I’ve been to Target, I see the school supplies. I know what comes next…BACK TO SCHOOL.
How is the summer almost over? I’ve been to Target, I see the school supplies. I know what comes next…BACK TO SCHOOL. The long, peaceful days of summer are all too quickly on their way out which means it’s back to work, back to school, back to rushed breakfasts and throwing lunches together on the fly. It’s hard! It’s hard to get everyone fed, dressed, and out the door. And sometimes our kiddos end up with less than stellar meals (hello, Taco Bell eaten in the car!) and we find ourselves swearing we will do better tomorrow (and we do…mostly).
At school, our class starts the year by working on personal goal setting for both school and home. It’s a great way to get to know each other better and a super tool for self-advocacy! What we know about reaching our goals is how important it is to have the right fuel to stay focused and keep our energy up! What a school-aged kid eats in a day matters. Without the proper nutrition (and enough of it) students fatigue, lose the ability to concentrate, and can have headaches or “foggy brain” which makes learning much harder than it has to be.
ChooseMyPlate.gov reports that children in middle school need 5 to 8 ounces of grains, such as cereal, bread and pasta. They also need 5 to 6.5 ounces of protein foods, such as lean meat, fish, beans and nuts, as well as 2.5 to 3 cups of vegetables, such as carrots, green beans, squash and leafy greens, and 1.5 to 2 cups of fruits like melon, berries, apples and citrus fruits. Children this age also need at least 3 cups of low-fat milk each day. The USDA estimates that kids ages 9 to 13 need 1,600 to 2,000 calories if they are sedentary, 1,800 to 2,200 calories if they are moderately active and 2,000 to 2,600 calories each day if they are active. Making sure your crew has enough to eat while at school is just as important as what they eat. Without enough calories, their bodies don’t have enough fuel to learn, move, and focus all day.
…some kids don’t like a variety of healthy foods. Some kids flat out REFUSE them.
Having said that… some kids don’t like a variety of healthy foods. Some kids flat out REFUSE them. And that’s ok. Get them involved in food prep, give them choices, keep introducing opportunities to try new and different foods, keep it light and fun, and most importantly, don’t be discouraged if it doesn’t all go to according to plan. There is no one perfect way to feed your kids. You know them best, and you know what is best for them.

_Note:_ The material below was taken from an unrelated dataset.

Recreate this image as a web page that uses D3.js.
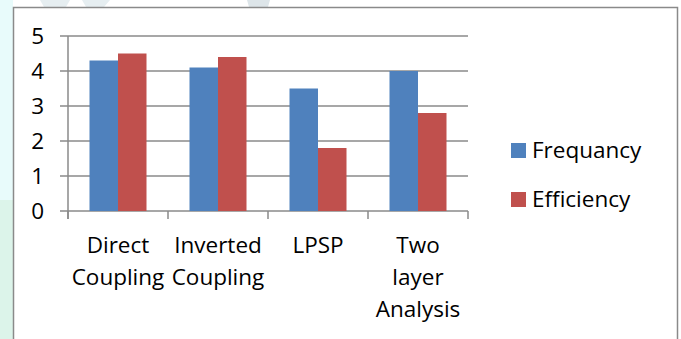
<!DOCTYPE html>
<html>
<head>
<meta charset="utf-8">
<script src="https://cdn.jsdelivr.net/npm/d3@7"></script>
<style>
  html, body { margin: 0; padding: 0; background: #fff; }
  svg { display: block; }
  text { font-family: "Open Sans", Lato, sans-serif; fill: #000; font-variant-ligatures: none; }
</style>
</head>
<body>
<svg id="chart" width="681" height="339"></svg>
<script>
// Chart data
const categories = [["Direct", "Coupling"], ["Inverted", "Coupling"], ["LPSP"], ["Two", "layer", "Analysis"]];
const seriesNames = ["Frequancy", "Efficiency"];
const frequancy = [4.3, 4.1, 3.5, 4.0];
const efficiency = [4.5, 4.4, 1.8, 2.8];
const yTicks = [0, 1, 2, 3, 4, 5];

const colors = ["#4F81BD", "#C0504D"];
const seriesValues = [frequancy, efficiency];

const svg = d3.select("#chart");
const FONT = 22.5;

// faint background decoration outside the frame
const deco = svg.append("g");
deco.append("rect").attr("x", 0).attr("y", 0).attr("width", 13).attr("height", 200).attr("fill", "#e8fbfb");
deco.append("rect").attr("x", 0).attr("y", 200).attr("width", 13).attr("height", 139).attr("fill", "#dcf4ea");
deco.append("path").attr("d", "M40,0 L70,0 L66,7 L44,7 Z").attr("fill", "#e6eef1");
deco.append("path").attr("d", "M82,0 L110,0 L104,7 L86,7 Z").attr("fill", "#e6eef1");
deco.append("path").attr("d", "M247,0 L270,0 L268,7 L249,7 Z").attr("fill", "#dde5e9");

// chart frame
svg.append("rect")
  .attr("x", 13.5).attr("y", 7.5)
  .attr("width", 664).attr("height", 345)
  .attr("fill", "#fff")
  .attr("stroke", "#8a8a8a").attr("stroke-width", 1.5);

const plot = { left: 68, right: 468, top: 36, bottom: 211 };

const x = d3.scaleBand()
  .domain(d3.range(categories.length))
  .range([plot.left, plot.right])
  .paddingInner(0.43).paddingOuter(0.215);

const xs = d3.scaleBand()
  .domain(d3.range(seriesNames.length))
  .range([0, x.bandwidth()]);

const y = d3.scaleLinear().domain([0, 5]).range([plot.bottom, plot.top]);

const gridColor = "#8a8a8a";

// horizontal gridlines (with short left ticks)
svg.append("g").selectAll("line")
  .data(yTicks)
  .join("line")
  .attr("x1", plot.left - 8).attr("x2", plot.right)
  .attr("y1", d => y(d)).attr("y2", d => y(d))
  .attr("stroke", gridColor).attr("stroke-width", 1.5);

// y axis line
svg.append("line")
  .attr("x1", plot.left).attr("x2", plot.left)
  .attr("y1", plot.top).attr("y2", plot.bottom + 8)
  .attr("stroke", gridColor).attr("stroke-width", 1.5);

// x category tick marks at band boundaries
const bounds = d3.range(categories.length + 1).map(i => plot.left + i * (plot.right - plot.left) / categories.length);
svg.append("g").selectAll("line")
  .data(bounds)
  .join("line")
  .attr("x1", d => d).attr("x2", d => d)
  .attr("y1", plot.bottom).attr("y2", plot.bottom + 8)
  .attr("stroke", gridColor).attr("stroke-width", 1.5);

// y tick labels
svg.append("g").selectAll("text")
  .data(yTicks)
  .join("text")
  .attr("x", 44).attr("y", d => y(d))
  .attr("dy", "0.35em")
  .attr("text-anchor", "end")
  .attr("font-size", FONT)
  .text(d => d);

// bars
seriesValues.forEach((vals, s) => {
  svg.append("g").selectAll("rect")
    .data(vals)
    .join("rect")
    .attr("x", (d, i) => x(i) + xs(s))
    .attr("y", d => y(d))
    .attr("width", xs.bandwidth())
    .attr("height", d => y(0) - y(d))
    .attr("fill", colors[s]);
});

// category labels
const catG = svg.append("g");
categories.forEach((lines, i) => {
  const cx = plot.left + (i + 0.5) * (plot.right - plot.left) / categories.length;
  const t = catG.append("text")
    .attr("text-anchor", "middle")
    .attr("font-size", FONT);
  lines.forEach((ln, j) => {
    t.append("tspan").attr("x", cx).attr("y", 253.3 + j * 31.7).text(ln);
  });
});

// legend
const legend = svg.append("g");
seriesNames.forEach((name, s) => {
  const ly = 150.5 + s * 49;
  legend.append("rect")
    .attr("x", 511).attr("y", ly - 7.5)
    .attr("width", 15).attr("height", 15)
    .attr("fill", colors[s]);
  legend.append("text")
    .attr("x", 532).attr("y", ly)
    .attr("dy", "0.35em")
    .attr("font-size", FONT)
    .text(name);
});
</script>
</body>
</html>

So, on that first day of school, if your kid shows up with a cold bean burrito for lunch, know you’re not the only one. We’ve all been there, we’ll all be there again. And remind yourself that most of the time, you’re on it, you’re cutting up fruit and writing cute notes, and avoiding classroom allergens like a pro! You’re doing more than just preparing their lunch each day, you’re preparing their minds and bodies! Now that’s food for thought!